Mi chiamo Gump. Forrest Gump
Ve lo ricordate? Forrest Gump, il Marcovaldo americano, va ad aiutare l’amico, reduce dal Vietnam, a pescare gamberi in Louisiana. Il film, in quella parte, raccontava di una corsa all’oro “arancione”, quello dei gamberi, di cui forse solo gli spettatori “addetti ai lavori” si erano accorti. Il Golfo del Messico negli anni 90’ è stata una Eldorado della pesca.
Lo e’ ancora, ma gli apporti di nutrienti che arrivano dal Mississippi River – che non è un rigagnolo, ma il fiume che drena buona parte degli Stati Uniti – sono tali e tanti da creare una “Dead Zone”, che non è un film horror di Abel Ferrara, ma una zona, dove l’ossigeno è talmente consumato dai processi biogeochimici che nulla più ci vive se non quei batteri che di ossigeno non hanno bisogno. E’ una delle più grandi dead zone del mondo, studiata in lungo e in largo dagli accademici americani. Provare per credere. Cercate su Google.
Non c’è sovrapposizione con la “tragedia” del Golfo del Messico, ovvero, la marea nera fuoriuscita da una piattaforma petrolifera affondata alcuni giorni fa e che sta raggiungendo le coste della Louisiana. Non c’è sovrapposizione geografica, ma etica: è sempre il solito problema: ciò che accade in mare è sempre distante dalla nostra sfera “tangibile”, dal nostro “reale”.
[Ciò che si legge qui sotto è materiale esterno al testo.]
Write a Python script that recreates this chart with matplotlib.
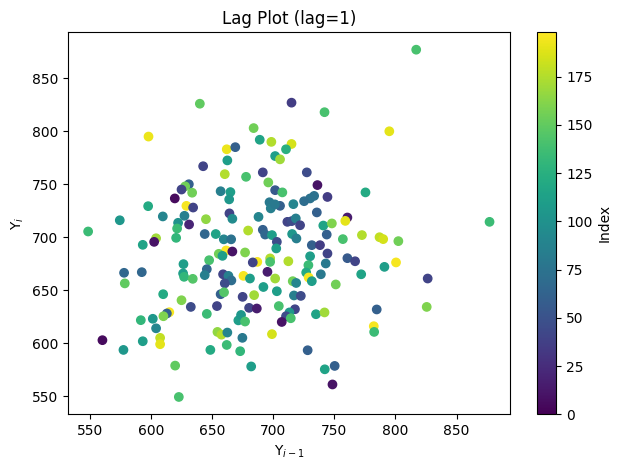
import numpy as np
import matplotlib.pyplot as plt

# lag plot points: (Y_{i-1}, Y_i) and the index colour
y_prev = [640, 598, 662, 669, 662.5, 715, 742, 795, 684, 689,
          698.5, 715, 710.5, 701.6, 705.6, 817, 642.7, 660.4, 631, 628,
          625, 633.7, 657, 665, 664, 619.5, 629, 634.5, 597.7, 574.5,
          609.7, 627.4, 622.2, 631.2, 645, 664.2, 666.6, 621.4, 548.6, 644,
          653, 659.6, 665.6, 620.6, 604.2, 602.6, 593.3, 661.5, 666.6, 655.5,
          658.5, 647.6, 626.6, 645.7, 644, 626.3, 627.1, 634.2, 578, 592.5,
          659, 663.4, 665.8, 578.6, 660.4, 610, 625, 632.6, 657, 659.8,
          654, 615, 613, 610.2, 645.7, 591.7, 601.5, 604.2, 671.5, 654.4,
          657.7, 662.5, 560.3, 593.3, 577.5, 607.5, 607.5, 648.6, 662, 673,
          619.8, 622.8, 751.2, 692, 675, 684.4, 703, 717, 722.6, 704.6,
          680.3, 686.6, 673.7, 677, 717.8, 713.3, 710.5, 714.4, 707, 735,
          742, 699, 674.8, 682, 728.2, 742.2, 750.3, 748.5, 784.7, 782.3,
          782.6, 826.4, 825.6, 877, 802.4, 800.5, 691.5, 727.5, 677.8, 696,
          736.2, 701.6, 707.5, 744.4, 775.5, 733.5, 730.2, 725.3, 697, 698,
          705.6, 716.5, 688, 735.7, 760.7, 759, 711.6, 715.2, 718.5, 722,
          741, 748, 679.5, 691.5, 693.4, 699, 715.5, 743.8, 757, 772.6,
          787, 790, 719, 703, 702.5, 731.6, 738.3, 677, 744.4, 730.2,
          687, 697.5, 697.5, 683.3, 712.4, 760.7, 767, 743, 728.8, 791,
          695.3, 727, 739, 772, 675.7, 681, 701.6, 729, 716, 731.6,
          701.4, 718.8]
y_curr = [826, 795, 783, 785, 772.5, 827, 818, 800, 803, 792,
          790, 788, 783, 776.6, 773.5, 877, 767, 759.5, 750, 748,
          745, 742, 743.4, 742.6, 735.7, 736.6, 729.6, 728, 729.3, 716,
          719.6, 720.2, 713.6, 712, 717, 722.5, 717.4, 708.2, 705.4, 703,
          703, 698, 698, 699.4, 699, 695.6, 692.8, 687.5, 686.5, 684.3,
          682.4, 678.3, 674.6, 669.8, 664.2, 665.8, 662.6, 660.7, 666.4, 667,
          665, 663.5, 659.2, 656.4, 656.4, 646.2, 640.5, 634.2, 646.2, 648,
          635, 629.2, 628, 625.4, 627.6, 621.7, 623, 614, 621.5, 610.6,
          608, 610, 602.8, 601.8, 593.6, 605, 599, 593.6, 598.3, 592.4,
          578.8, 549.2, 655.4, 653, 643.7, 645.3, 649, 645, 644.6, 635,
          633.3, 632.7, 626.6, 620.4, 632, 629, 625.4, 623.5, 620, 627.3,
          629, 608.5, 605, 578, 593.3, 575.3, 578.5, 561, 631.8, 616,
          610.6, 661, 634.2, 714.5, 696.3, 676.2, 761.2, 761.2, 757, 751.7,
          749.2, 744.4, 742.3, 738, 742.3, 739, 736.6, 734, 733, 727.2,
          729.6, 731.2, 719.2, 723.4, 718.6, 715.4, 714.5, 715.2, 717.7, 711.3,
          711, 713, 706.3, 707, 702.5, 702, 703, 702.5, 698.2, 702,
          700, 698.2, 698.8, 695.6, 689.4, 692.5, 692.5, 685.6, 684.6, 682,
          676.7, 680, 676.7, 676.2, 677.3, 680.2, 677.3, 675.2, 673.6, 672,
          667.3, 666.7, 665, 665, 663.5, 661, 661, 662, 658.5, 658.5,
          731, 656.8]
index = [150, 192, 192, 60, 110, 35, 140, 190, 155, 115,
         175, 185, 125, 110, 170, 140, 40, 175, 60, 155,
         40, 155, 85, 110, 105, 5, 195, 40, 120, 105,
         90, 85, 100, 20, 165, 40, 95, 135, 135, 65,
         115, 90, 75, 130, 170, 10, 115, 198, 10, 155,
         110, 140, 110, 65, 85, 110, 130, 145, 65, 65,
         40, 85, 70, 150, 45, 120, 160, 45, 60, 145,
         40, 195, 60, 160, 135, 130, 105, 90, 110, 165,
         175, 90, 5, 110, 105, 180, 190, 120, 135, 130,
         150, 140, 155, 110, 40, 170, 110, 85, 45, 140,
         40, 15, 105, 140, 40, 105, 45, 140, 10, 115,
         170, 185, 80, 110, 60, 115, 60, 10, 60, 195,
         135, 40, 160, 135, 155, 195, 40, 45, 140, 155,
         10, 55, 140, 35, 120, 75, 75, 70, 80, 85,
         60, 90, 90, 60, 15, 190, 40, 45, 85, 40,
         115, 160, 175, 60, 65, 110, 105, 60, 140, 175,
         180, 185, 85, 45, 110, 60, 35, 160, 40, 110,
         195, 175, 140, 40, 175, 55, 40, 80, 135, 110,
         15, 120, 80, 115, 195, 110, 170, 195, 155, 110,
         80, 90]

fig, ax = plt.subplots()
sc = ax.scatter(y_prev, y_curr, c=index, cmap='viridis', vmin=0, vmax=198)
fig.colorbar(sc, ax=ax, label='Index')
ax.set_xlabel(r'Y$_{i-1}$')
ax.set_ylabel(r'Y$_i$')
ax.set_title('Lag Plot (lag=1)')
ax.set_xticks(np.arange(550, 851, 50))
ax.set_yticks(np.arange(550, 851, 50))
plt.tight_layout()
plt.savefig('out.png', dpi=100, bbox_inches='tight')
Se per noi il mare rimarrà sempre così “distante”, presto dimenticheremo questo incidente, come abbiamo già rimosso quanto successo neanche due settimane fa sulla barriera corallina australiana. E in mare ci si permetterà di fare sempre tutto senza troppo badarci.
Incidenti come questi sulla terraferma, non sarebbero così malamente gestiti e facilmente dimenticati.
Se guardassimo queste maree nere imbrattare la superficie del mare con gli occhi “stupidi” di Gump, di Forrest Gump, non ce ne dimenticheremmo così facilmente.